Backpacked June 12-15, 2017
48 Miles Round Trip, 12 miles /day
Recommended Seasons: Spring May - Mid July. Fall September - Mid October.
Having enjoyed several day long trips along Idaho's Selway River in years past, it was only natural for us to consider it as an early season, low altitude, snow free, backpack. We were also sporting several items of new equipment so the Selway's gradual terrain and easy navigation made sense in case anything went sideways - it was an easy out should anything go wrong. What we didn't expect was the open beauty created by last years forest fire, increased sunshine, great views, abundant flowers and dense green vegetation.
Finding the Race Creek Campground, trailhead to Selway River Trail #4, isn't difficult, just time consuming considering how far it is from anywhere. Start by finding Highway 12 between Kooskia Idaho and Lolo Pass into Montana. Along that route is the cute tiny town of Lowell, Idaho which is also the confluence of the Selway and Lochsa Rivers creating the Middle Fork of the Clearwater River. Take the bridge across the Lochsa River and onto Route 223. Follow Route 223 to it's end and that's Race Creek Campground and Selway #4 Trailhead.
Terrain & Trail Conditions & Services
When I said the Selway River Trail is gradual don't get me wrong. It's gradual in the macro sense of rising only 630 ft in 24 miles. Looking at the trail in detail, or walking it on the ground, you'll quickly notice it rolls, sometimes steeply, up and down rising a collective 3124 ft. The surface is mostly good, sometimes rocky, often traversing steep slopes or cliffs plunging into the river. All significant streams are well bridged so we never had to wade. There were a few trees across the trail but we visited with a trail crew cutting them out.

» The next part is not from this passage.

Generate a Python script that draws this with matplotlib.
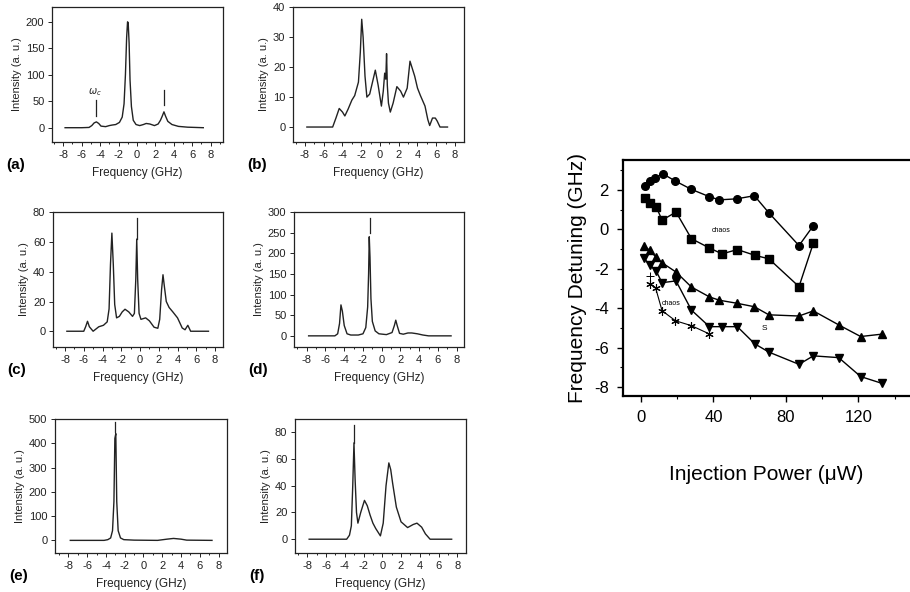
import matplotlib

matplotlib.use("Agg")
import matplotlib.pyplot as plt
from matplotlib.ticker import MultipleLocator

plt.rcParams["font.family"] = ["Liberation Sans", "DejaVu Sans"]
plt.rcParams["axes.unicode_minus"] = False

# ---- optical spectra, panels (a)-(f): frequency (GHz) / intensity (a. u.)
freq_a = [-7.8, -6.0, -5.2, -4.9, -4.65, -4.4, -4.15, -3.9, -3.4, -3.0, -2.7, -2.3, -1.9,
          -1.6, -1.4, -1.25, -1.12, -1.02, -0.95, -0.85, -0.75, -0.6, -0.4, -0.1, 0.3, 0.7,
          1.0, 1.4, 1.9, 2.3, 2.55, 2.75, 2.93, 3.1, 3.35, 3.8, 4.5, 5.5, 7.2]
int_a = [0, 0, 0.5, 4, 9, 11, 8, 3, 2, 4, 5, 6, 10, 20, 45, 100, 170, 200, 198, 160, 90, 40,
         14, 6, 4, 6, 8, 7, 4, 7, 14, 22, 30, 22, 12, 6, 2.5, 1, 0]

freq_b = [-7.8, -5.05, -4.7, -4.35, -4.0, -3.75, -3.4, -3.0, -2.7, -2.3, -2.1, -1.95, -1.8,
          -1.6, -1.4, -1.1, -0.8, -0.5, -0.2, 0.15, 0.35, 0.5, 0.62, 0.7, 0.78, 0.9, 1.1, 1.4,
          1.8, 2.2, 2.5, 2.9, 3.2, 3.7, 4.0, 4.3, 4.8, 5.1, 5.3, 5.6, 5.9, 6.1, 6.4, 7.2]
int_b = [0, 0, 3, 6.2, 5, 3.7, 6, 9, 10.5, 15, 25, 36, 30, 17, 10, 11, 15, 19, 14, 7, 12, 18,
         16, 24.5, 14, 8, 5, 8, 13.5, 12, 10, 13, 22, 17, 13, 10.6, 7, 2.5, 0.5, 3, 3, 2, 0, 0]

freq_c = [-7.8, -6.0, -5.8, -5.6, -5.4, -5.0, -4.4, -3.9, -3.5, -3.3, -3.15, -3.0, -2.85, -2.7,
          -2.5, -2.2, -1.9, -1.6, -1.2, -0.8, -0.6, -0.45, -0.35, -0.25, -0.1, 0.1, 0.6, 1.0,
          1.5, 1.9, 2.1, 2.3, 2.45, 2.6, 2.8, 3.1, 3.5, 4.0, 4.5, 4.8, 5.1, 5.4, 7.3]
int_c = [0, 0, 3, 6.7, 3, 0, 3, 4, 6.3, 15, 45, 66, 45, 18, 9, 10, 13, 14.8, 13, 10, 12, 35,
         62, 35, 12, 8, 9, 7, 2.7, 2, 8, 28, 38, 30, 20, 16, 13, 9, 2.2, 1, 4, 0, 0]

freq_d = [-7.8, -5.0, -4.7, -4.5, -4.35, -4.2, -4.0, -3.7, -3.3, -2.5, -2.0, -1.7, -1.5, -1.4,
          -1.33, -1.25, -1.15, -1.0, -0.7, -0.3, 0.5, 1.1, 1.35, 1.5, 1.65, 1.9, 2.3, 2.8, 3.2,
          3.8, 4.4, 5.0, 7.4]
int_d = [0, 0, 5, 30, 75, 60, 25, 5, 2, 2, 5, 20, 70, 150, 240, 190, 90, 35, 12, 5, 3, 8, 25,
         38, 25, 6, 4, 7, 7, 5, 2, 0, 0]

freq_e = [-7.8, -4.2, -3.8, -3.5, -3.3, -3.15, -3.05, -2.95, -2.85, -2.7, -2.45, -2.1, -1.0,
          1.5, 2.5, 3.2, 4.0, 4.6, 7.3]
int_e = [0, 0, 3, 10, 40, 160, 420, 440, 160, 40, 10, 3, 1, 0, 5, 8, 5, 1, 0]

freq_f = [-7.8, -3.8, -3.5, -3.3, -3.15, -3.02, -2.9, -2.75, -2.6, -2.3, -1.9, -1.6, -1.3,
          -1.0, -0.7, -0.2, 0.1, 0.4, 0.7, 0.9, 1.1, 1.5, 2.0, 2.7, 3.3, 3.7, 4.2, 4.6, 5.1, 7.4]
int_f = [0, 0, 3, 10, 40, 72, 45, 20, 12, 20, 29, 25, 18, 12, 8, 2.5, 12, 40, 57, 52, 42, 24,
         13, 8.7, 11, 12, 9, 4, 0, 0]

# vertical marker lines above peaks: (freq, y from, y to)
marks_a = [(-4.4, 22, 52), (2.93, 42, 71)]
marks_c = [(-0.35, 62, 76)]
marks_d = [(-1.3, 250, 285)]
marks_e = [(-3.0, 445, 488)]
marks_f = [(-3.0, 72, 85)]

# ---- detuning map: injection power (uW) / frequency detuning (GHz)
p_circle = [2.4, 4.8, 7.9, 12.1, 19.1, 27.9, 37.8, 43.3, 52.8, 62.6, 70.5, 87.2, 95.1]
d_circle = [2.2, 2.45, 2.62, 2.82, 2.45, 2.03, 1.66, 1.5, 1.55, 1.71, 0.85, -0.82, 0.19]
p_square = [2.4, 5.1, 8.4, 11.7, 19.4, 27.9, 37.8, 44.8, 53.2, 62.8, 70.6, 87.2, 95.1]
d_square = [1.61, 1.33, 1.16, 0.47, 0.88, -0.47, -0.94, -1.24, -1.02, -1.31, -1.49, -2.9, -0.7]
p_up = [1.8, 4.8, 8.4, 11.7, 19.4, 27.9, 37.8, 43.3, 52.8, 62.6, 70.6, 87.2, 95.1, 109.1,
        121.2, 132.8]
d_up = [-0.85, -1.05, -1.41, -1.69, -2.16, -2.92, -3.42, -3.59, -3.74, -3.92, -4.33, -4.39,
        -4.13, -4.84, -5.43, -5.31]
p_down = [1.8, 4.8, 8.4, 11.7, 19.4, 27.9, 37.8, 44.8, 53.2, 62.8, 70.6, 87.2, 95.1, 109.1,
          121.2, 132.8]
d_down = [-1.47, -1.78, -2.1, -2.7, -2.61, -4.09, -4.93, -4.93, -4.93, -5.8, -6.22, -6.84,
          -6.41, -6.5, -7.46, -7.8]
p_star = [5.1, 8.1, 11.7, 19.1, 27.9, 37.8]
d_star = [-2.75, -2.95, -4.12, -4.63, -4.88, -5.3]
p_plus = [4.8]
d_plus = [-2.36]

W, H = 910, 592
fig = plt.figure(figsize=(W / 100, H / 100), dpi=100)


def px_axes(left, top, right, bottom):
    return fig.add_axes([left / W, 1 - bottom / H, (right - left) / W, (bottom - top) / H])


panels = [
    ("(a)", (52, 7, 223, 142), freq_a, int_a, marks_a, (-9.22, 9.34), (-27, 228), 50),
    ("(b)", (293, 7, 464, 142), freq_b, int_b, [], (-9.28, 8.96), (-5, 40.1), 10),
    ("(c)", (53, 212, 223, 347), freq_c, int_c, marks_c, (-9.28, 8.85), (-10.6, 80.2), 20),
    ("(d)", (294, 212, 464, 347), freq_d, int_d, marks_d, (-9.36, 8.78), (-27, 300), 50),
    ("(e)", (55, 419, 227, 553), freq_e, int_e, marks_e, (-9.43, 8.9), (-52, 500), 100),
    ("(f)", (295, 419, 466, 553), freq_f, int_f, marks_f, (-9.31, 8.93), (-10.3, 89.8), 20),
]

for tag, box, fx, iy, marks, xlim, ylim, ystep in panels:
    ax = px_axes(*box)
    ax.plot(fx, iy, color="#222222", lw=1.0)
    for mx, y0, y1 in marks:
        ax.plot([mx, mx], [y0, y1], color="#222222", lw=0.9)
    ax.set_xlim(*xlim)
    ax.set_ylim(*ylim)
    ax.xaxis.set_major_locator(MultipleLocator(2))
    ax.xaxis.set_minor_locator(MultipleLocator(1))
    ax.yaxis.set_major_locator(MultipleLocator(ystep))
    ax.tick_params(which="major", direction="out", length=3, width=0.7, labelsize=8, pad=2.5,
                   colors="#222222")
    ax.tick_params(which="minor", direction="out", length=1.5, width=0.6)
    for s in ax.spines.values():
        s.set_linewidth(0.9)
        s.set_color("#222222")
    ax.set_xlabel("Frequency (GHz)", fontsize=8.5, labelpad=5, color="#222222")
    ax.set_ylabel("Intensity (a. u.)", fontsize=8, labelpad=3, color="#222222")
    left, top, right, bottom = box
    fig.text((left - 46) / W, 1 - (bottom + 23) / H, tag, fontsize=11, fontweight="bold",
             va="center", ha="left")

# omega_c label in panel (a)
fig.axes[0].text(-4.55, 56, r"$\omega_c$", fontsize=7, ha="center", va="bottom",
                 color="#222222")

# ---- right panel
ax = fig.add_axes([622.7 / W, 1 - 395.7 / H, 1 - 622.7 / W, (395.7 - 160) / H])
kw = dict(color="black", lw=1.0, markersize=5.5)
ax.plot(p_circle, d_circle, marker="o", **kw)
ax.plot(p_square, d_square, marker="s", **kw)
ax.plot(p_up, d_up, marker="^", **kw)
ax.plot(p_down, d_down, marker="v", **kw)
ax.plot(p_star, d_star, marker=(6, 2, 0), color="black", lw=0.8, markersize=6, mew=0.8)
ax.plot(p_plus, d_plus, marker="+", ls="none", color="black", markersize=6, mew=0.7)
ax.text(44.5, -0.05, "chaos", fontsize=5, ha="center", va="center")
ax.text(16.5, -3.74, "chaos", fontsize=5, ha="center", va="center")
ax.text(68, -5.0, "S", fontsize=6, ha="center", va="center")
ax.set_xlim(-10, 148.4)
ax.set_ylim(-8.43, 3.52)
ax.xaxis.set_major_locator(MultipleLocator(40))
ax.xaxis.set_minor_locator(MultipleLocator(20))
ax.yaxis.set_major_locator(MultipleLocator(2))
ax.yaxis.set_minor_locator(MultipleLocator(1))
ax.tick_params(which="major", direction="out", length=4, width=1.0, labelsize=12, pad=6)
ax.tick_params(which="minor", direction="out", length=2.5, width=0.8)
for s in ax.spines.values():
    s.set_linewidth(1.6)
ax.spines["right"].set_visible(False)
ax.set_xlabel("Injection Power (μW)", fontsize=15, labelpad=29)
ax.set_ylabel("Frequency Detuning (GHz)", fontsize=15, labelpad=5)

fig.savefig("out.png", dpi=100)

Lowell has little in the way of groceries or other services so bring all you need. Race Creek Campground has an outhouse but no potable water. Bring it or have a way to treat water from Race Creek. There is a Forest Service Airfield at where we turned around at Moose Creek. There is a fly-in campground there and potable water. Several forest service buildings at the airfield are not open to the public but there is a Host who can answer questions and directions.

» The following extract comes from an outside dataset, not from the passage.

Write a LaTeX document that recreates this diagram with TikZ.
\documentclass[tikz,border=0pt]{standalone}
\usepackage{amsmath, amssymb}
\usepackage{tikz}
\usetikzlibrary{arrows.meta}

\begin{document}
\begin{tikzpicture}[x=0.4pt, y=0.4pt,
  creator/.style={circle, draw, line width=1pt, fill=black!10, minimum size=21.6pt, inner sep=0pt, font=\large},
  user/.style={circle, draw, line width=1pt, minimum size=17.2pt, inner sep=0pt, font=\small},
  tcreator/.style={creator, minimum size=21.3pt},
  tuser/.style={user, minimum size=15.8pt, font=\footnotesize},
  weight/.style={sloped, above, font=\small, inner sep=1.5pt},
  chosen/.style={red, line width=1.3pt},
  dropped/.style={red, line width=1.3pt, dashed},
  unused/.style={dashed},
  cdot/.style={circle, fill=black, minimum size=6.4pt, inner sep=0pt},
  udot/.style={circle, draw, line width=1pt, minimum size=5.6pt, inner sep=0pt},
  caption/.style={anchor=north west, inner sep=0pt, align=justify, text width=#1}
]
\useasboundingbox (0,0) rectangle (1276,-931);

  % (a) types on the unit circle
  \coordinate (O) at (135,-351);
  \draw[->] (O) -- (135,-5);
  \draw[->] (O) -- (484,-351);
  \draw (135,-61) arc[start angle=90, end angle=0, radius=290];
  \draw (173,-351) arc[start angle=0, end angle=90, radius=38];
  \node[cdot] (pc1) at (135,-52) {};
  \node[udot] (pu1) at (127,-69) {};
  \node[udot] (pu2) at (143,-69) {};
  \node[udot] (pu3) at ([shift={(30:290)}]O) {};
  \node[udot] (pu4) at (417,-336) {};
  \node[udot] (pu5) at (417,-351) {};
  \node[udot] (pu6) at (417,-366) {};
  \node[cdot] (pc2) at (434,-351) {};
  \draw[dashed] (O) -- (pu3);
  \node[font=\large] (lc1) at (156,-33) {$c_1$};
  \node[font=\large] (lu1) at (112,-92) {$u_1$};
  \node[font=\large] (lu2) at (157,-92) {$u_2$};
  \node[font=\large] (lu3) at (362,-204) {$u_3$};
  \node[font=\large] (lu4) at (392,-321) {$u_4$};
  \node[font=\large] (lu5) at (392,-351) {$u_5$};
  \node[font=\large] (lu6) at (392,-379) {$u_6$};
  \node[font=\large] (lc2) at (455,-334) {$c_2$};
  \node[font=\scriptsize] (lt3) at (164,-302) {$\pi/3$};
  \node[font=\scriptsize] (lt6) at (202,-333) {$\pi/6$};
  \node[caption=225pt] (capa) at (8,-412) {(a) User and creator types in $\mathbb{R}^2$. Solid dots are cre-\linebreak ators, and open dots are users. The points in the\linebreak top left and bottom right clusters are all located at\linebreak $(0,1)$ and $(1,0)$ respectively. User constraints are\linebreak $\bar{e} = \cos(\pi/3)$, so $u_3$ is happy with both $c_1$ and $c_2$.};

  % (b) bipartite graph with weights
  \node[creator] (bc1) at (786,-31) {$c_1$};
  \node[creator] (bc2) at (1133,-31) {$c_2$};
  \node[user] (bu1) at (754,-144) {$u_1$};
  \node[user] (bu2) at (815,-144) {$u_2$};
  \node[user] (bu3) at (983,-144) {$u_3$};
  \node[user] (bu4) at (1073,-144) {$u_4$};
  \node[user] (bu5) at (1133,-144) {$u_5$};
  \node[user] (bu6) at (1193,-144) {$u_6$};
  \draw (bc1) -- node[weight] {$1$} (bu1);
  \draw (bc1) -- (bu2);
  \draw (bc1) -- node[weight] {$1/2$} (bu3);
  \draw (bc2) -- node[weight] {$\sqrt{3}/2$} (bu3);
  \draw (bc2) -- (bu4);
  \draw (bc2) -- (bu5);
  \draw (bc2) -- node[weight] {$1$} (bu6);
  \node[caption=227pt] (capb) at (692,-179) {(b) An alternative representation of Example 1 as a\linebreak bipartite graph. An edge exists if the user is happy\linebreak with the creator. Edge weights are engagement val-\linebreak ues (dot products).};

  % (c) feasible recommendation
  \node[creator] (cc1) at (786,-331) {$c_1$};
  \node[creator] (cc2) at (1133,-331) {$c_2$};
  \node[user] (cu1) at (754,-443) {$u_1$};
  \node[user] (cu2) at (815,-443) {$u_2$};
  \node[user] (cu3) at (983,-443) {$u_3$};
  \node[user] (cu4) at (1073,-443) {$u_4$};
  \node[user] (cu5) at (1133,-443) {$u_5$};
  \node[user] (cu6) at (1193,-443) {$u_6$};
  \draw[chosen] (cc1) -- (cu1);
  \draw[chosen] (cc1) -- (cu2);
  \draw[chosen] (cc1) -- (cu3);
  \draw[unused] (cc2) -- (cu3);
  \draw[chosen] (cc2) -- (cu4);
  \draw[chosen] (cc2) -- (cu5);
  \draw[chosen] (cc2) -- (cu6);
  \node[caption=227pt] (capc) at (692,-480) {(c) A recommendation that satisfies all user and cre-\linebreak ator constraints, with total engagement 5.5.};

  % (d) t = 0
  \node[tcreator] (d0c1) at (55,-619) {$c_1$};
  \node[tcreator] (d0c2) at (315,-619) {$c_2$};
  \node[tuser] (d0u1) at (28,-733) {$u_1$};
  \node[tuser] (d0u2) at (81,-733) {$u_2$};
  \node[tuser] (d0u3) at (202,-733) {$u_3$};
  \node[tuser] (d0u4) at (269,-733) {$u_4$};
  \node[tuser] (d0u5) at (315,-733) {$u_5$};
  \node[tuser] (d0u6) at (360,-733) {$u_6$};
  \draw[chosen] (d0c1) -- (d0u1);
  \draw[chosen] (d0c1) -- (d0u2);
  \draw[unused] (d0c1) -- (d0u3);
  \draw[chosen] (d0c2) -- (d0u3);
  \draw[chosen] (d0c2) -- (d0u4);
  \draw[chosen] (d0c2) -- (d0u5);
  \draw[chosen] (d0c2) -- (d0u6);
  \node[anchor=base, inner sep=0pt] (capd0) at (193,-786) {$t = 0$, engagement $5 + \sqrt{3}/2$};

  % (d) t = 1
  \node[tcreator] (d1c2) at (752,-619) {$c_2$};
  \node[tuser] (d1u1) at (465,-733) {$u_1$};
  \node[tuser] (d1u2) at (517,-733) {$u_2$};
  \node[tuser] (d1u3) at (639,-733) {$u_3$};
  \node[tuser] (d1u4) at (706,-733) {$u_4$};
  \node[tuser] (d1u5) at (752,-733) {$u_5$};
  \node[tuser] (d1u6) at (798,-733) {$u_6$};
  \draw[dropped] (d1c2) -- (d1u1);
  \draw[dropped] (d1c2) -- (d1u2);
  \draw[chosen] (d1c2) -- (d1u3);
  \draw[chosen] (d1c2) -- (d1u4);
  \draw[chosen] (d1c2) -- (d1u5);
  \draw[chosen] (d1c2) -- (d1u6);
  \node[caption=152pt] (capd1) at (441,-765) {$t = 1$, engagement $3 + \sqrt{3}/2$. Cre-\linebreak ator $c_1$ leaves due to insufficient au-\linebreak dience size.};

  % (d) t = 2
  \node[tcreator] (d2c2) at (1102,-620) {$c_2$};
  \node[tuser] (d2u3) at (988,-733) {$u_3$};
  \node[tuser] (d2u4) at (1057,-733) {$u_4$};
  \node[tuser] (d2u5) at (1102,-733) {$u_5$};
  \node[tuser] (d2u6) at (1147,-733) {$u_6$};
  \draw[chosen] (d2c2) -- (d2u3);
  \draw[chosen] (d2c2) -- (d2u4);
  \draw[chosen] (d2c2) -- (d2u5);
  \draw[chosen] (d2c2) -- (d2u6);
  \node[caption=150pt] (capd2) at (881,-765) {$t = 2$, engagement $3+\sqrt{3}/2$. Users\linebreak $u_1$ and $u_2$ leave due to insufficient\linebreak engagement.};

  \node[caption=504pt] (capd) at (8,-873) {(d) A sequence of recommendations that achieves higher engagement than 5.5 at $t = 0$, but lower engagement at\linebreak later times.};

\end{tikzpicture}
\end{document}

Camping options abound along the Selway River Trail but their density reduces the farther you are from the trailhead. The same is true for water sources all of which are surface streams.
We wouldn't call The Selway River Trail a wildlife trail per se. We did see several deer, numerous small mammals, a garter snake and many bird species while hiking. Black bear scat was fairly common as were elk and moose tracks but we didn't see any of those critters. In years past we've seen rattlesnakes and porcupine along the trail but not this trip and they are rather easily avoided when encountered. We suggest keeping dogs under physical control to avoid mishaps.

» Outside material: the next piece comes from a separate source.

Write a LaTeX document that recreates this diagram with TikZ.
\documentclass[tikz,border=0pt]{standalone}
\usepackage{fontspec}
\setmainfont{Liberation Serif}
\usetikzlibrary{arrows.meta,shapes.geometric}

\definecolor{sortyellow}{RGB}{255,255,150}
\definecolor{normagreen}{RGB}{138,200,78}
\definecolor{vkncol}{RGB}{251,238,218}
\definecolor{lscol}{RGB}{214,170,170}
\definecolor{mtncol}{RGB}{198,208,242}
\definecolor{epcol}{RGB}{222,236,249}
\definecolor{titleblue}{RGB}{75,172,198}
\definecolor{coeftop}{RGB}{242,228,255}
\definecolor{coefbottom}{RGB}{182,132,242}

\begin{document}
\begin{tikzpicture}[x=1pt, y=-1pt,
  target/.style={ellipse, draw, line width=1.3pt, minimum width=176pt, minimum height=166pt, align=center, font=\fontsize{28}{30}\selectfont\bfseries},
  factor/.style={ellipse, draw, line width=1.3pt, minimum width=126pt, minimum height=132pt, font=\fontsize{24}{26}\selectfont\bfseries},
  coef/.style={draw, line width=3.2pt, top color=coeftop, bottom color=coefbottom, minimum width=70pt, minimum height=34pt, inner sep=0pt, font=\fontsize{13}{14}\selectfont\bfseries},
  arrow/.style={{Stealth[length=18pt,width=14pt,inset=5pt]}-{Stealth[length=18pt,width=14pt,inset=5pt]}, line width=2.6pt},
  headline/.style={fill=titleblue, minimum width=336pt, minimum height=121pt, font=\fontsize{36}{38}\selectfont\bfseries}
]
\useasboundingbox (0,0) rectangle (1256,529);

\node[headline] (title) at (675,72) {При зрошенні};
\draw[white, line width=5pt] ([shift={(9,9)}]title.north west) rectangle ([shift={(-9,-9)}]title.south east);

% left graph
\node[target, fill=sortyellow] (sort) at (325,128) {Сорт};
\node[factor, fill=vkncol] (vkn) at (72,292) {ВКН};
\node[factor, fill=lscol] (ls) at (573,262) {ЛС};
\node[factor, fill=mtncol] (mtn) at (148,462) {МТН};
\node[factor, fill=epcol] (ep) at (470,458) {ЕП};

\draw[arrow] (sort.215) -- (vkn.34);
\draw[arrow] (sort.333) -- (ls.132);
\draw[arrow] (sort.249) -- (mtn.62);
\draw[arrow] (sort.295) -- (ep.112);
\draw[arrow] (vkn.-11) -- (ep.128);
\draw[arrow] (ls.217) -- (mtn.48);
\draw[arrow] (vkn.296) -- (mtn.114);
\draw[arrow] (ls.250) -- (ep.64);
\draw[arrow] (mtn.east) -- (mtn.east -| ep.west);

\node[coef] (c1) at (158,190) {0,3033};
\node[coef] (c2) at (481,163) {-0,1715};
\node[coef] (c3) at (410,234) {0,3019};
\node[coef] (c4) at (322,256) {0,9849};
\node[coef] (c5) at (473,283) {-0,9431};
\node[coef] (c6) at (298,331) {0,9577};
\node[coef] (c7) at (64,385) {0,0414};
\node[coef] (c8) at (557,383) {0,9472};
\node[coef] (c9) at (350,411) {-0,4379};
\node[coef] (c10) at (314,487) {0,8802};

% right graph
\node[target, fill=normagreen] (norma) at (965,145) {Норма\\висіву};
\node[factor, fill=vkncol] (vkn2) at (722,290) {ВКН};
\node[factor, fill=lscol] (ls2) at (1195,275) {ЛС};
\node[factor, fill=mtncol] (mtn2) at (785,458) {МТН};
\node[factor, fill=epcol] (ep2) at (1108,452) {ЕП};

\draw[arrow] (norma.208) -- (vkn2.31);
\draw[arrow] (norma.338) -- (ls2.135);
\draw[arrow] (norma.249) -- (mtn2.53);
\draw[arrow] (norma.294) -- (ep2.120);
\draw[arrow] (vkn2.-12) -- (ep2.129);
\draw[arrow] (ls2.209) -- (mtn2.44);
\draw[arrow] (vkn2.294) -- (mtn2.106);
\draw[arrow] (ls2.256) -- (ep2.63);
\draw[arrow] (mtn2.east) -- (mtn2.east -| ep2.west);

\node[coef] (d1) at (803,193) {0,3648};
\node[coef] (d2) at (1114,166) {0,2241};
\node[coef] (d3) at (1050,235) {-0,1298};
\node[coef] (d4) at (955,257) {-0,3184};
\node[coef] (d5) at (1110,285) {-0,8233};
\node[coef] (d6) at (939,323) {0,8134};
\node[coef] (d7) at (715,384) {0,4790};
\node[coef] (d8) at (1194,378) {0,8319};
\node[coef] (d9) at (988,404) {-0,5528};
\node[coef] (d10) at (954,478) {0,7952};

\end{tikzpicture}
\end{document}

The Selway River Trail excels at views and diverse vegetation. We had heard rumor the trail was 'green tunnel hiking' and were pleasantly surprised to find it untrue. A forest fire last year opened up much of this trail and renewed some nutrients for flowering plants. When where we live in Montana was just getting ready to bloom, the Selway was in full show.
We feel the Selway River Trail is an excellent option for early season backpacking. Especially for novices interested in honing skills or experienced folks testing new gear or wanting to get in shape for summer outings. Camping sites are common, water sources plentiful, tail conditions are good and there's enough going on to keep one's interest high.